Organizations in Kern County are in the process of applying for the Community Economic Resilience Fund (CERF). They have until July 25th to put together a plan of how this fund would be used in Kern to help bring in high-quality jobs.
“In order for Kern County to continue its growth we just look at other industries outside of Agriculture and Fossil Fuels. Through this initiative we have a opportunity to create the blueprint for future high quality jobs for our communities. The state and federal government is looking to Kern on the template for true and equitable economic development with a worker centered approach,” said Pedro Ramirez, with Kern Inyo Mono Central Labor Council.
John Paul Lake, executive director of B3K, said their goal is to bring in 100,000 quality jobs by 2031 by investing in all five drivers of economic development: traded sectors, talent, innovation, infrastructure and governance.
“CERF is a significant opportunity for public investment in the five drivers of economic development. Addressing these five drivers will help realize B3K’s goal of 100,000 more Quality Jobs in our region,” said Lake.
The Kern Coalliton planning for this grant includes Kern Community College District, B3K, Community Action Partnership of Kern (CAPK), the Central Labor Council, and many more. They are focused on finding the best way to help communities in Kern and seeing what they need.
“This collaborative approach helps to ensure there is an inclusive method to addressing the core intent of the CERF grant in building a more sustainable and resilient economy in Kern County with equitable access to quality jobs in maintainable industries,” said Jeremy Tobias, Chief Executive Officer for CAPK.
According to Jessica Grimes, Chair of the Central Mother Lode Consortium and Dean of Economic and Workforce Development at KCCD the focus is on helping disinvested communities.

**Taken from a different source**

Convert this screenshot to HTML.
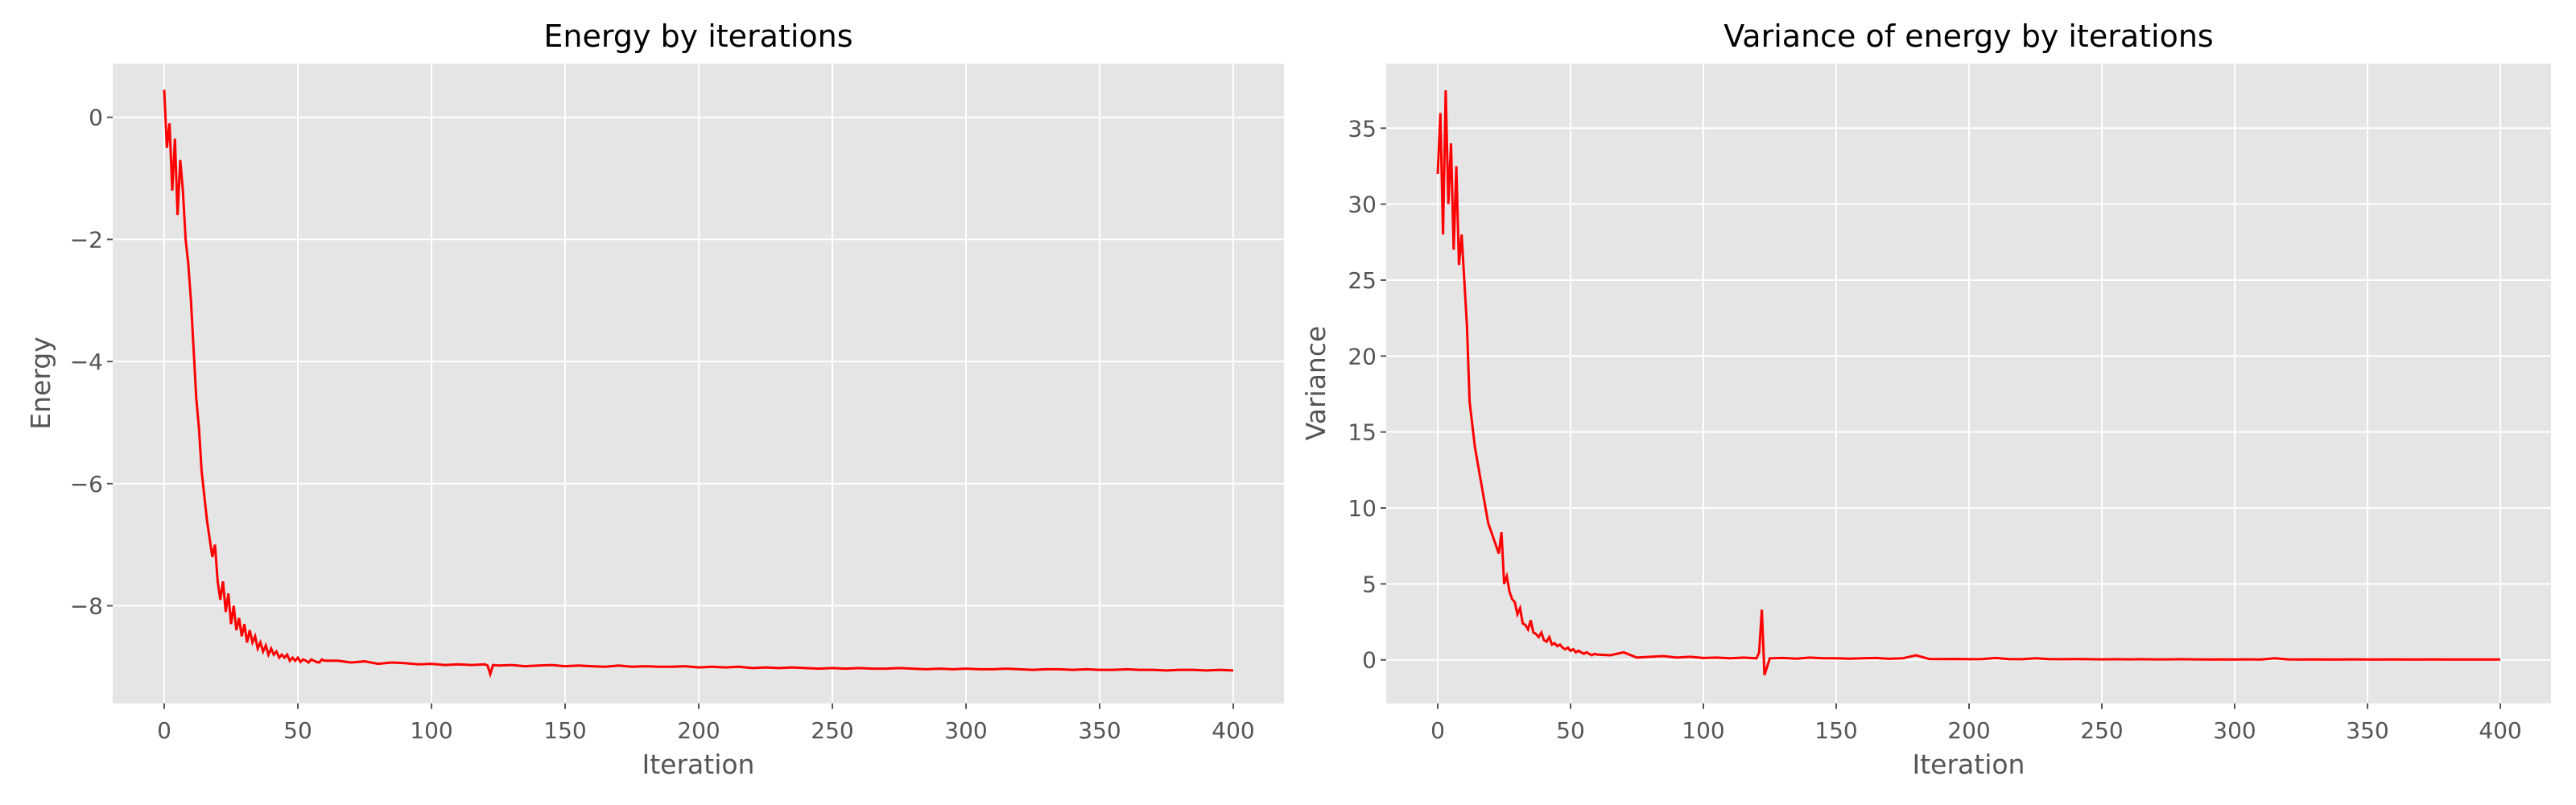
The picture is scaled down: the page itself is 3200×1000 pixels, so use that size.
<!DOCTYPE html>
<html><head><meta charset="utf-8"><style>
body{margin:0;background:#fff;}
svg{display:block;font-family:"DejaVu Sans","Liberation Sans",sans-serif;}
</style></head><body>
<svg id="fig" width="3200" height="1000" viewBox="0 0 3200 1000"></svg>
<script>
const iterations = [0,1,2,3,4,5,6,7,8,9,10,11,12,13,14,15,16,17,18,19,20,21,22,23,24,25,26,27,28,29,30,31,32,33,34,35,36,37,38,39,40,41,42,43,44,45,46,47,48,49,50,51,52,53,54,55,56,57,58,59,60,
65,70,75,80,85,90,95,100,105,110,115,120,121,122,123,
125,130,135,140,145,150,155,160,165,170,175,180,185,190,195,200,205,210,215,220,225,230,235,240,245,250,255,260,265,270,275,280,285,290,295,300,305,310,315,320,325,330,335,340,345,350,355,360,365,370,375,380,385,390,395,400];
const energy = [0.45,-0.5,-0.1,-1.2,-0.35,-1.6,-0.7,-1.2,-2.0,-2.4,-3.0,-3.8,-4.6,-5.1,-5.8,-6.2,-6.6,-6.9,-7.2,-7.0,-7.6,-7.9,-7.6,-8.1,-7.8,-8.3,-8.0,-8.4,-8.2,-8.5,-8.3,-8.6,-8.4,-8.6,-8.5,-8.7,-8.6,-8.75,-8.65,-8.8,-8.7,-8.8,-8.75,-8.85,-8.8,-8.85,-8.8,-8.9,-8.85,-8.9,-8.85,-8.92,-8.88,-8.9,-8.93,-8.88,-8.9,-8.92,-8.93,-8.88,-8.9,
-8.9,-8.93,-8.91,-8.95,-8.93,-8.94,-8.96,-8.95,-8.97,-8.96,-8.97,-8.96,-8.98,-9.12,-8.97,
-8.98,-8.97,-8.99,-8.98,-8.97,-8.99,-8.98,-8.99,-9.0,-8.98,-9.0,-8.99,-9.0,-9.0,-8.99,-9.01,-9.0,-9.01,-9.0,-9.02,-9.01,-9.02,-9.01,-9.02,-9.03,-9.02,-9.03,-9.02,-9.03,-9.03,-9.02,-9.03,-9.04,-9.03,-9.04,-9.03,-9.04,-9.04,-9.03,-9.04,-9.05,-9.04,-9.04,-9.05,-9.04,-9.05,-9.05,-9.04,-9.05,-9.05,-9.06,-9.05,-9.05,-9.06,-9.05,-9.06];
const variance = [32,36,28,37.5,30,34,27,32.5,26,28,25,22,17,15.5,14,13,12,11,10,9,8.5,8,7.5,7,8.4,5,5.5,4.5,4,3.8,3,3.4,2.4,2.3,2,2.6,1.8,1.7,1.5,1.8,1.3,1.2,1.5,1,1.1,0.9,1,0.8,0.7,0.8,0.6,0.7,0.5,0.6,0.5,0.4,0.5,0.4,0.3,0.4,0.35,
0.3,0.5,0.15,0.2,0.25,0.15,0.2,0.12,0.15,0.1,0.15,0.1,0.5,3.3,-1.0,
0.1,0.12,0.08,0.15,0.1,0.1,0.08,0.1,0.12,0.07,0.1,0.3,0.06,0.05,0.06,0.04,0.05,0.12,0.05,0.04,0.1,0.05,0.04,0.05,0.04,0.03,0.04,0.03,0.04,0.03,0.03,0.04,0.03,0.02,0.03,0.02,0.03,0.02,0.1,0.03,0.02,0.03,0.02,0.02,0.03,0.02,0.02,0.03,0.02,0.02,0.03,0.02,0.02,0.02,0.02,0.02];
const xTicks = [0,50,100,150,200,250,300,350,400];
const energyTicks = [0,-2,-4,-6,-8];
const varianceTicks = [0,5,10,15,20,25,30,35];

const NS = 'http://www.w3.org/2000/svg';
const svg = document.getElementById('fig');
function mk(tag, attrs, parent){const e=document.createElementNS(NS,tag);for(const k in attrs)e.setAttribute(k,attrs[k]);(parent||svg).appendChild(e);return e;}
function fmt(v){return v<0?'\u2212'+Math.abs(v):String(v);}

function drawChart(cfg){
  const g = mk('g',{});
  
  
  const L=cfg.left,R=cfg.right,T=79,B=873.7;
  const xScale = v => cfg.x0 + v*cfg.xPer;
  const yScale = v => cfg.y0 - v*cfg.yPer;
  const bg = mk('rect',{x:L,y:T,width:R-L,height:B-T,fill:'#e5e5e5'},g);
  
  
  xTicks.forEach(t=>{
    const x=xScale(t);
    const gl=mk('line',{x1:x,x2:x,y1:T,y2:B,stroke:'#fff','stroke-width':2},g);
    
    
    mk('line',{x1:x,x2:x,y1:B,y2:B+7,stroke:'#555','stroke-width':2},g);
    const tx=mk('text',{x:x,y:917,'text-anchor':'middle','font-size':28,fill:'#555'},g);
    tx.textContent=fmt(t);
    
    
  });
  cfg.yTicks.forEach(t=>{
    const y=yScale(t);
    const gl=mk('line',{x1:L,x2:R,y1:y,y2:y,stroke:'#fff','stroke-width':2},g);
    
    
    mk('line',{x1:L-7,x2:L,y1:y,y2:y,stroke:'#555','stroke-width':2},g);
    const tx=mk('text',{x:L-12,y:y+10,'text-anchor':'end','font-size':28,fill:'#555'},g);
    tx.textContent=fmt(t);
    
    
  });
  let d='';
  iterations.forEach((it,i)=>{d+=(i?'L':'M')+xScale(it).toFixed(1)+','+yScale(cfg.values[i]).toFixed(1);});
  const line=mk('path',{d:d,fill:'none',stroke:'#ff0000','stroke-width':3,'stroke-linejoin':'miter'},g);
  
  
  const title=mk('text',{x:(L+R)/2,y:58,'text-anchor':'middle','font-size':38,fill:'#000'},g);
  title.textContent=cfg.title;
  
  
  const xl=mk('text',{x:(L+R)/2,y:961,'text-anchor':'middle','font-size':33,fill:'#555'},g);
  xl.textContent='Iteration';
  
  
  const yl=mk('text',{x:0,y:0,'text-anchor':'middle','font-size':33,fill:'#555',transform:'translate('+cfg.ylx+',476) rotate(-90)'},g);
  yl.textContent=cfg.ylabel;
  
  
}
drawChart({name:'energy-chart',left:140,right:1595,x0:204,xPer:166/50,y0:145.7,yPer:75.85,yTicks:energyTicks,values:energy,title:'Energy by iterations',ylabel:'Energy',ylx:62});
drawChart({name:'variance-chart',left:1722,right:3169,x0:1786,xPer:165/50,y0:819.7,yPer:18.87,yTicks:varianceTicks,values:variance,title:'Variance of energy by iterations',ylabel:'Variance',ylx:1646});
</script>
</body></html>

Disinvested communities are communities that most likely before the pandemic struggled financially making below a living wage. So, the fund is not just to help bring in quality jobs but to help with the economic development to create, and equitably give access to the jobs.
“The goal of it really is equity. It’s about having post-pandemic economic resilience for what is called disinvested communities,” said Jessica Grimes, Chair of the Central Mother Lode Consortium and Dean of Economic and Workforce Development at KCCD.
While developing the plan they plan to hold community meetings to hear input and will look at past and current data, labor market studies, and research reports from higher education institutions like the California State University of Bakersfield and UC Merced.
“We’re still trying to figure out how to have meaningful community engagement because that’s the first ingredient to ensure that we’re redesigning a process that centers the worker and equity first, so that’s number one,” said Grimes. “And then number two, we have some pre-existing opportunities… We have a lot of incumbent workers who may have lost jobs. How do we deal with the unemployment situation? Maybe re-skill some folks.”
Once they have the community meetings they plan to have them in the evenings. That way people who work can still make them options to join the meeting virtually, and bi-lingual that way everyone has the opportunity to hear the information and provide feedback.
If they are awarded the grant they will find out around October and then have 18-24 months to come up with investment proposals and apply for the implementation of the grant.
“I’m hopeful that this is the beginning of just an infrastructure that brings a lot of investments to Kern County,” said Grimes. “CERF is providing us with an infrastructure by which we can build upon and ensure that the disinvested communities don’t just have access to CERF funds but there are other grants out there, other funding sources that can definitely benefit these disinvested communities. And I think that bringing this infrastructure together is going to help bring more resources to us and I think that’s going to be seismic.”